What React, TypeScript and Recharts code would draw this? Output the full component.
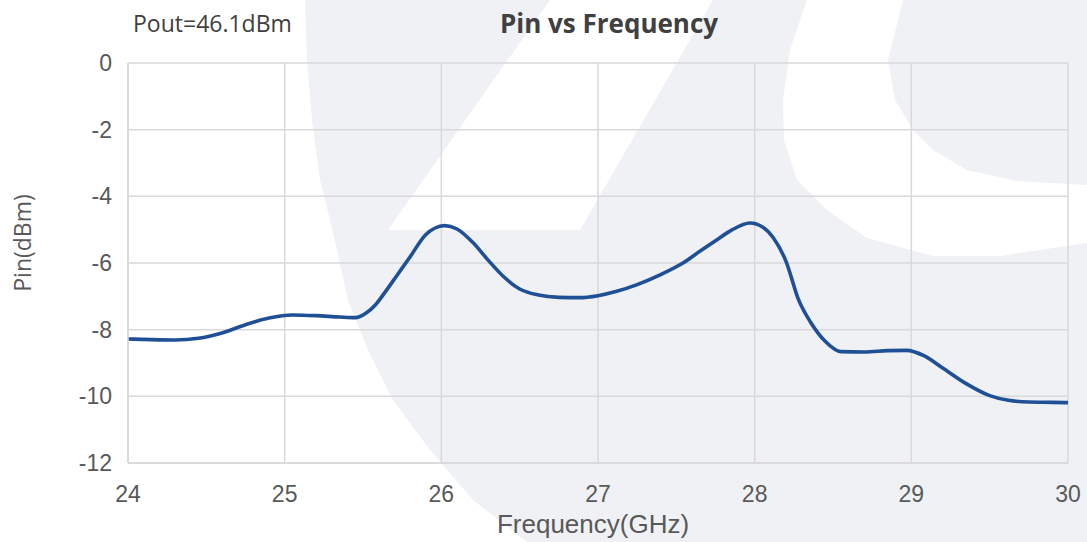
import React from "react";
import { LineChart, Line, XAxis, YAxis, CartesianGrid } from "recharts";

// Pin (dBm) at Pout = 46.1 dBm
const freq = [
  24.0, 24.15, 24.3, 24.45, 24.6, 24.75, 24.9, 25.05, 25.2, 25.35, 25.45, 25.52,
  25.58, 25.64, 25.72, 25.8, 25.9, 25.96, 26.02, 26.1, 26.2, 26.3, 26.4, 26.5,
  26.62, 26.75, 26.88, 27.0, 27.12, 27.25, 27.4, 27.55, 27.65, 27.75, 27.85,
  27.97, 28.05, 28.12, 28.2, 28.28, 28.36, 28.45, 28.55, 28.7, 28.85, 28.97,
  29.08, 29.2, 29.35, 29.5, 29.62, 29.75, 29.9, 30.0,
];
const pin = [
  -8.28, -8.3, -8.31, -8.26, -8.1, -7.85, -7.65, -7.56, -7.58, -7.62, -7.64, -7.5,
  -7.25, -6.88, -6.35, -5.82, -5.15, -4.95, -4.88, -4.98, -5.38, -5.92, -6.42, -6.78,
  -6.96, -7.03, -7.04, -6.98, -6.85, -6.65, -6.35, -5.98, -5.65, -5.33, -5.02,
  -4.8, -4.92, -5.25, -5.95, -7.1, -7.8, -8.35, -8.66, -8.67, -8.63, -8.62,
  -8.78, -9.15, -9.62, -9.98, -10.12, -10.17, -10.18, -10.19,
];
const xTicks = [24, 25, 26, 27, 28, 29, 30];
const yTicks = [-12, -10, -8, -6, -4, -2, 0];

const data = freq.map((f, i) => ({ f, v: pin[i] }));

const W = 1087;
const H = 542;
const tickStyle = { fill: "#595959", fontSize: 23, fontFamily: "Liberation Sans, Arial, sans-serif" };

function Watermark() {
  return (
    <svg width={W} height={H} style={{ position: "absolute", left: 0, top: 0 }}>
      <path
        d="M305,0 L307,60 L312,120 L320,180 L330,220 L337,250 L348,300 L368,350 L393,400 L430,450 L473,500 L527,542 L1087,542 L1087,0 Z"
        fill="#eff1f5"
      />
      <path d="M550,0 L713,0 L580,230 L388,230 Z" fill="#ffffff" />
      <path
        d="M807,0 L790,50 L783,100 L784,140 L797,180 L827,210 L867,238 L933,256 L1000,256 L1087,243 L1087,185 L1017,181 L967,170 L933,150 L913,130 L895,100 L888,60 L903,0 Z"
        fill="#ffffff"
      />
      <text x={133} y={32} fontFamily="Open Sans, sans-serif" fontSize={23} fill="#404040">
        Pout=46.1dBm
      </text>
      <text
        x={609}
        y={33}
        textAnchor="middle"
        fontFamily="Open Sans, sans-serif"
        fontWeight={700}
        fontSize={26}
        fill="#404040"
      >
        Pin vs Frequency
      </text>
    </svg>
  );
}

export default function App() {
  return (
    <div style={{ position: "relative", width: W, height: H }}>
      <style>{`body{margin:0}`}</style>
      <Watermark />
      <LineChart
        width={W}
        height={H}
        data={data}
        margin={{ top: 63, right: 19, left: 0, bottom: 0 }}
        style={{ position: "absolute", left: 0, top: 0 }}
      >
        <CartesianGrid stroke="#d9d9d9" strokeWidth={1.5} />
        <XAxis
          dataKey="f"
          type="number"
          domain={[24, 30]}
          ticks={xTicks}
          height={79}
          tick={tickStyle}
          tickLine={false}
          tickSize={0}
          tickMargin={23}
          axisLine={{ stroke: "#d9d9d9", strokeWidth: 1.5 }}
          label={{
            value: "Frequency(GHz)",
            position: "insideBottom",
            offset: 9,
            dx: -5,
            fill: "#595959",
            fontSize: 26,
            fontFamily: "Liberation Sans, Arial, sans-serif",
          }}
        />
        <YAxis
          type="number"
          domain={[-12, 0]}
          ticks={yTicks}
          width={128}
          tick={tickStyle}
          tickLine={false}
          tickSize={0}
          tickMargin={16}
          axisLine={{ stroke: "#d9d9d9", strokeWidth: 1.5 }}
          label={{
            value: "Pin(dBm)",
            angle: -90,
            position: "insideLeft",
            offset: 23,
            dy: -20,
            fill: "#595959",
            fontSize: 23,
            fontFamily: "Open Sans, sans-serif",
            style: { textAnchor: "middle" },
          }}
        />
        <Line
          type="monotone"
          dataKey="v"
          stroke="#1f5096"
          strokeWidth={3.6}
          dot={false}
          isAnimationActive={false}
        />
      </LineChart>
    </div>
  );
}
::::::
** Problem requirements **
Leave the images out and output the remaining material exactly as it stands.

** Solution to this problem **
What React, TypeScript and Recharts code would draw this? Output the full component.
import React from "react";
import { LineChart, Line, XAxis, YAxis, CartesianGrid } from "recharts";

// Pin (dBm) at Pout = 46.1 dBm
const freq = [
  24.0, 24.15, 24.3, 24.45, 24.6, 24.75, 24.9, 25.05, 25.2, 25.35, 25.45, 25.52,
  25.58, 25.64, 25.72, 25.8, 25.9, 25.96, 26.02, 26.1, 26.2, 26.3, 26.4, 26.5,
  26.62, 26.75, 26.88, 27.0, 27.12, 27.25, 27.4, 27.55, 27.65, 27.75, 27.85,
  27.97, 28.05, 28.12, 28.2, 28.28, 28.36, 28.45, 28.55, 28.7, 28.85, 28.97,
  29.08, 29.2, 29.35, 29.5, 29.62, 29.75, 29.9, 30.0,
];
const pin = [
  -8.28, -8.3, -8.31, -8.26, -8.1, -7.85, -7.65, -7.56, -7.58, -7.62, -7.64, -7.5,
  -7.25, -6.88, -6.35, -5.82, -5.15, -4.95, -4.88, -4.98, -5.38, -5.92, -6.42, -6.78,
  -6.96, -7.03, -7.04, -6.98, -6.85, -6.65, -6.35, -5.98, -5.65, -5.33, -5.02,
  -4.8, -4.92, -5.25, -5.95, -7.1, -7.8, -8.35, -8.66, -8.67, -8.63, -8.62,
  -8.78, -9.15, -9.62, -9.98, -10.12, -10.17, -10.18, -10.19,
];
const xTicks = [24, 25, 26, 27, 28, 29, 30];
const yTicks = [-12, -10, -8, -6, -4, -2, 0];

const data = freq.map((f, i) => ({ f, v: pin[i] }));

const W = 1087;
const H = 542;
const tickStyle = { fill: "#595959", fontSize: 23, fontFamily: "Liberation Sans, Arial, sans-serif" };

function Watermark() {
  return (
    <svg width={W} height={H} style={{ position: "absolute", left: 0, top: 0 }}>
      <path
        d="M305,0 L307,60 L312,120 L320,180 L330,220 L337,250 L348,300 L368,350 L393,400 L430,450 L473,500 L527,542 L1087,542 L1087,0 Z"
        fill="#eff1f5"
      />
      <path d="M550,0 L713,0 L580,230 L388,230 Z" fill="#ffffff" />
      <path
        d="M807,0 L790,50 L783,100 L784,140 L797,180 L827,210 L867,238 L933,256 L1000,256 L1087,243 L1087,185 L1017,181 L967,170 L933,150 L913,130 L895,100 L888,60 L903,0 Z"
        fill="#ffffff"
      />
      <text x={133} y={32} fontFamily="Open Sans, sans-serif" fontSize={23} fill="#404040">
        Pout=46.1dBm
      </text>
      <text
        x={609}
        y={33}
        textAnchor="middle"
        fontFamily="Open Sans, sans-serif"
        fontWeight={700}
        fontSize={26}
        fill="#404040"
      >
        Pin vs Frequency
      </text>
    </svg>
  );
}

export default function App() {
  return (
    <div style={{ position: "relative", width: W, height: H }}>
      <style>{`body{margin:0}`}</style>
      <Watermark />
      <LineChart
        width={W}
        height={H}
        data={data}
        margin={{ top: 63, right: 19, left: 0, bottom: 0 }}
        style={{ position: "absolute", left: 0, top: 0 }}
      >
        <CartesianGrid stroke="#d9d9d9" strokeWidth={1.5} />
        <XAxis
          dataKey="f"
          type="number"
          domain={[24, 30]}
          ticks={xTicks}
          height={79}
          tick={tickStyle}
          tickLine={false}
          tickSize={0}
          tickMargin={23}
          axisLine={{ stroke: "#d9d9d9", strokeWidth: 1.5 }}
          label={{
            value: "Frequency(GHz)",
            position: "insideBottom",
            offset: 9,
            dx: -5,
            fill: "#595959",
            fontSize: 26,
            fontFamily: "Liberation Sans, Arial, sans-serif",
          }}
        />
        <YAxis
          type="number"
          domain={[-12, 0]}
          ticks={yTicks}
          width={128}
          tick={tickStyle}
          tickLine={false}
          tickSize={0}
          tickMargin={16}
          axisLine={{ stroke: "#d9d9d9", strokeWidth: 1.5 }}
          label={{
            value: "Pin(dBm)",
            angle: -90,
            position: "insideLeft",
            offset: 23,
            dy: -20,
            fill: "#595959",
            fontSize: 23,
            fontFamily: "Open Sans, sans-serif",
            style: { textAnchor: "middle" },
          }}
        />
        <Line
          type="monotone"
          dataKey="v"
          stroke="#1f5096"
          strokeWidth={3.6}
          dot={false}
          isAnimationActive={false}
        />
      </LineChart>
    </div>
  );
}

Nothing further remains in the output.